Your prospects receive dozens of emails every day. Stand out from the crowd with relevant content that reminds them there's a real person—just like them—who wants to talk.

4 Strategies to Deal with Sales No-Shows

You can do everything above and still get no-shows. They're just a part of the sales process. But don't let them be the reason you miss your sales quota.

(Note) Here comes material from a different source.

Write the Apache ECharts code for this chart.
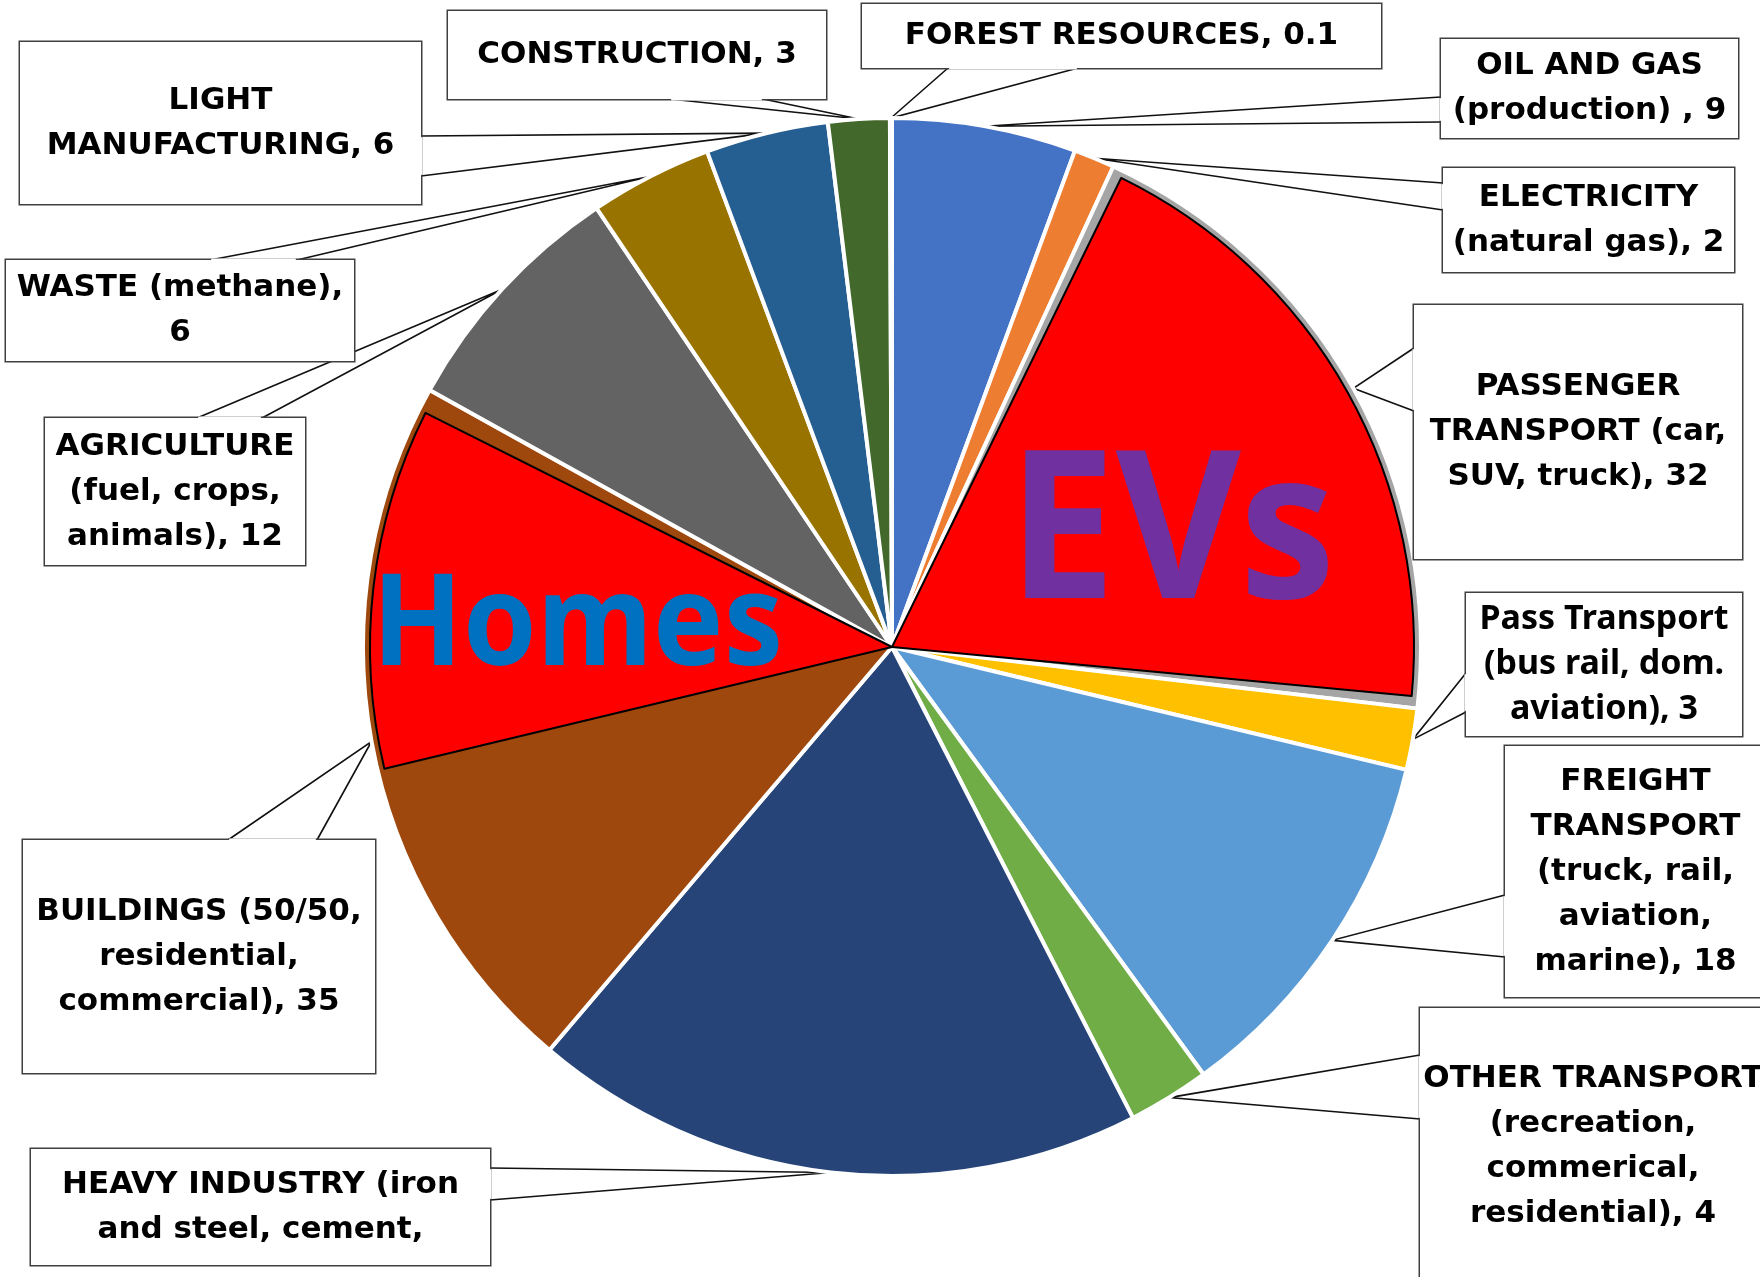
<!DOCTYPE html>
<html>
<head>
<meta charset="utf-8">
<script src="https://cdn.jsdelivr.net/npm/echarts@6/dist/echarts.min.js"></script>
<style>
  html, body { margin: 0; padding: 0; background: #ffffff; }
  #main { width: 1760px; height: 1277px; }
</style>
</head>
<body>
<div id="main"></div>
<script>
// ---------------- DATA ----------------
const categories = [
  'OIL AND GAS (production)',
  'ELECTRICITY (natural gas)',
  'PASSENGER TRANSPORT (car, SUV, truck)',
  'Pass Transport (bus rail, dom. aviation)',
  'FREIGHT TRANSPORT (truck, rail, aviation, marine)',
  'OTHER TRANSPORT (recreation, commerical, residential)',
  'HEAVY INDUSTRY (iron and steel, cement,',
  'BUILDINGS (50/50, residential, commercial)',
  'AGRICULTURE (fuel, crops, animals)',
  'WASTE (methane)',
  'LIGHT MANUFACTURING',
  'CONSTRUCTION',
  'FOREST RESOURCES'
];
const values = [9, 2, 32, 3, 18, 4, 30, 35, 12, 6, 6, 3, 0.1];
const labelFormats = [
  'OIL AND GAS\n(production) , {v}',
  'ELECTRICITY\n(natural gas), {v}',
  'PASSENGER\nTRANSPORT (car,\nSUV, truck), {v}',
  'Pass Transport\n(bus rail, dom.\naviation), {v}',
  'FREIGHT\nTRANSPORT\n(truck, rail,\naviation,\nmarine), {v}',
  'OTHER TRANSPORT\n(recreation,\ncommerical,\nresidential), {v}',
  'HEAVY INDUSTRY (iron\nand steel, cement,',
  'BUILDINGS (50/50,\nresidential,\ncommercial), {v}',
  'AGRICULTURE\n(fuel, crops,\nanimals), {v}',
  'WASTE (methane),\n{v}',
  'LIGHT\nMANUFACTURING, {v}',
  'CONSTRUCTION, {v}',
  'FOREST RESOURCES, {v}'
];
// Buildings slice: part shown brown, part highlighted as "Homes", thin remainder
const homesSplit = [15.5, 19, 0.5];
const annotations = ['EVs', 'Homes'];

// ---------------- STYLE / LAYOUT ----------------
const sliceColors = ['#4472C4', '#ED7D31', '#A5A5A5', '#FFC000', '#5B9BD5', '#70AD47',
  '#264478', '#9E480E', '#636363', '#997300', '#255E91', '#43682B', '#698ED0'];
// callout boxes: [x0, y0, x1, y1, side of wedge, wedge start, wedge end]
const calloutBoxes = [
  [1441, 39, 1738, 138, 'left', 97, 122],
  [1443, 168, 1734, 272, 'left', 183, 210],
  [1414, 305, 1742, 559, 'left', 348, 411],
  [1466, 593, 1742, 736, 'left', 673, 712],
  [1505, 746, 1766, 997, 'left', 895, 957],
  [1420, 1008, 1766, 1285, 'left', 1055, 1119],
  [31, 1149, 490, 1265, 'right', 1168, 1200],
  [23, 840, 375, 1073, 'top', 228, 317],
  [45, 418, 305, 565, 'top', 197, 262],
  [6, 260, 354, 361, 'top', 210, 297],
  [20, 42, 421, 204, 'right', 136, 176],
  [448, 11, 826, 99, 'bottom', 670, 763],
  [862, 4, 1381, 68, 'bottom', 948, 1078]
];
const FONT = '"DejaVu Sans", sans-serif';
const FONT_SIZE = 31;
const LINE_H = 45;
const PIE_CENTER = [892, 647];
const PIE_R = 529;

function wedgeBase(b) {
  const [x0, y0, x1, y1, side, a, c] = b;
  if (side === 'left') return [[x0, a], [x0, c]];
  if (side === 'right') return [[x1, a], [x1, c]];
  if (side === 'top') return [[a, y0], [c, y0]];
  return [[a, y1], [c, y1]];
}

const baseData = categories.map((name, i) => {
  const b = calloutBoxes[i];
  const nLines = labelFormats[i].split('\n').length;
  const padV = Math.max(2, ((b[3] - b[1]) - nLines * LINE_H) / 2);
  const padH = 4;
  const lbl = {
    width: (b[2] - b[0]) - 2 * padH,
    padding: [padV, padH, padV, padH]
  };
  if (i === 3) { lbl.fontFamily = '"Noto Sans", sans-serif'; lbl.fontSize = 34; }
  return { name: name, value: values[i], itemStyle: { color: sliceColors[i] }, label: lbl };
});

const gapStyle = { color: 'rgba(0,0,0,0)', borderWidth: 0 };
const redStyle = { color: '#FF0000', borderColor: '#000000', borderWidth: 2 };
const sum = (arr) => arr.reduce((s, v) => s + v, 0);
const overlayData = [
  { value: values[0] + values[1], itemStyle: gapStyle },
  { value: values[2], itemStyle: redStyle },
  { value: sum(values.slice(3, 7)) + homesSplit[0], itemStyle: gapStyle },
  { value: homesSplit[1], itemStyle: redStyle },
  { value: homesSplit[2] + sum(values.slice(8)), itemStyle: gapStyle }
];

const graphics = [];
calloutBoxes.forEach((b) => {
  const [p, q] = wedgeBase(b);
  const vertical = (b[4] === 'left' || b[4] === 'right');
  graphics.push({
    type: 'line', z: 100, silent: true,
    shape: vertical ? { x1: p[0], y1: p[1] + 1.2, x2: q[0], y2: q[1] - 1.2 }
                    : { x1: p[0] + 1.2, y1: p[1], x2: q[0] - 1.2, y2: q[1] },
    style: { stroke: '#ffffff', lineWidth: 3 }
  });
});
graphics.push({
  type: 'text', z: 120, silent: true, x: 1008, y: 539, scaleX: 0.935, scaleY: 1,
  style: { text: annotations[0], x: 0, y: 0, fill: '#7030A0', font: 'bold 206px "Noto Sans", sans-serif',
           align: 'left', verticalAlign: 'middle' }
});
graphics.push({
  type: 'text', z: 120, silent: true, x: 372, y: 629, scaleX: 0.935, scaleY: 1,
  style: { text: annotations[1], x: 0, y: 0, fill: '#0070C0', font: 'bold 127px "Noto Sans", sans-serif',
           align: 'left', verticalAlign: 'middle' }
});

const chart = echarts.init(document.getElementById('main'), null, { renderer: 'canvas' });
chart.setOption({
  animation: false,
  backgroundColor: '#ffffff',
  series: [
    {
      type: 'pie',
      center: PIE_CENTER,
      radius: PIE_R,
      startAngle: 90,
      clockwise: true,
      avoidLabelOverlap: false,
      emphasis: { disabled: true },
      itemStyle: { borderColor: '#ffffff', borderWidth: 4 },
      label: {
        show: true,
        position: 'outside',
        color: '#000000',
        fontFamily: FONT,
        fontWeight: 'bold',
        fontSize: FONT_SIZE,
        lineHeight: LINE_H,
        align: 'center',
        overflow: 'none',
        backgroundColor: '#ffffff',
        borderColor: '#404040',
        borderWidth: 1.5,
        formatter: (p) => labelFormats[p.dataIndex].replace('{v}', String(values[p.dataIndex]))
      },
      labelLine: { show: true, length: 10, length2: 10, smooth: false,
                   lineStyle: { color: '#111111', width: 1.6 } },
      labelLayout: function (p) {
        const b = calloutBoxes[p.dataIndex];
        const res = { x: (b[0] + b[2]) / 2, y: (b[1] + b[3]) / 2, align: 'center', verticalAlign: 'middle' };
        const pts = p.labelLinePoints;
        if (pts && pts.length) {
          const base = wedgeBase(b);
          res.labelLinePoints = [base[0], pts[0], base[1]];
        }
        return res;
      },
      data: baseData
    },
    {
      type: 'pie',
      center: PIE_CENTER,
      radius: PIE_R - 7,
      startAngle: 90,
      clockwise: true,
      padAngle: 2.6,
      silent: true,
      emphasis: { disabled: true },
      label: { show: false },
      labelLine: { show: false },
      data: overlayData,
      z: 3
    }
  ],
  graphic: graphics
});
</script>
</body>
</html>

Here are four tips for dealing with sales no-shows effectively:

  • Be prepared: The worst thing you can do is assume no-shows don’t happen. They do. Plan for them so that you don't suddenly have a 30 to 60-minute void in your day. This will help you maintain productivity and reach your sales targets.
  • Keep it cool: I also advise against all forms of freaking out. You may want to scream at the ceiling, throw your shoe at your computer, or email your no-show prospect a few choice words. I get it, but none of these things will actually help you. Control yourself.
  • Follow-up: Are you calm? Good, now send your prospect a polite email. Remind them that they had agreed to meet with you. Then suggest a new meeting time. (Note: tools like Close will help you automate follow-up messages, which is super convenient.)
  • Know when to let go: Some prospects will completely ghost you. They'll no-show to your sales meeting and ignore your follow-up emails. These people were probably bad fits for your company anyway. I'd cut 'em loose after multiple attempts to reconnect.

Obliterate Your No-Show Rate

It doesn't matter why they happen, no-shows always suck.

Fortunately, there are things you can do to minimize them for yourself and/or your sales team. Own responsibility for scheduling, set follow-up appointments ASAP, use personalized videos, and implement the other tips, tricks, and best practices I outlined above.

Doing so will help you (or your reps) connect with prospective customers, close more deals, and hit quota more often. In other words, the strategies in this article will help you achieve the kind of success you work so hard for. So, get to work and let me know how it goes!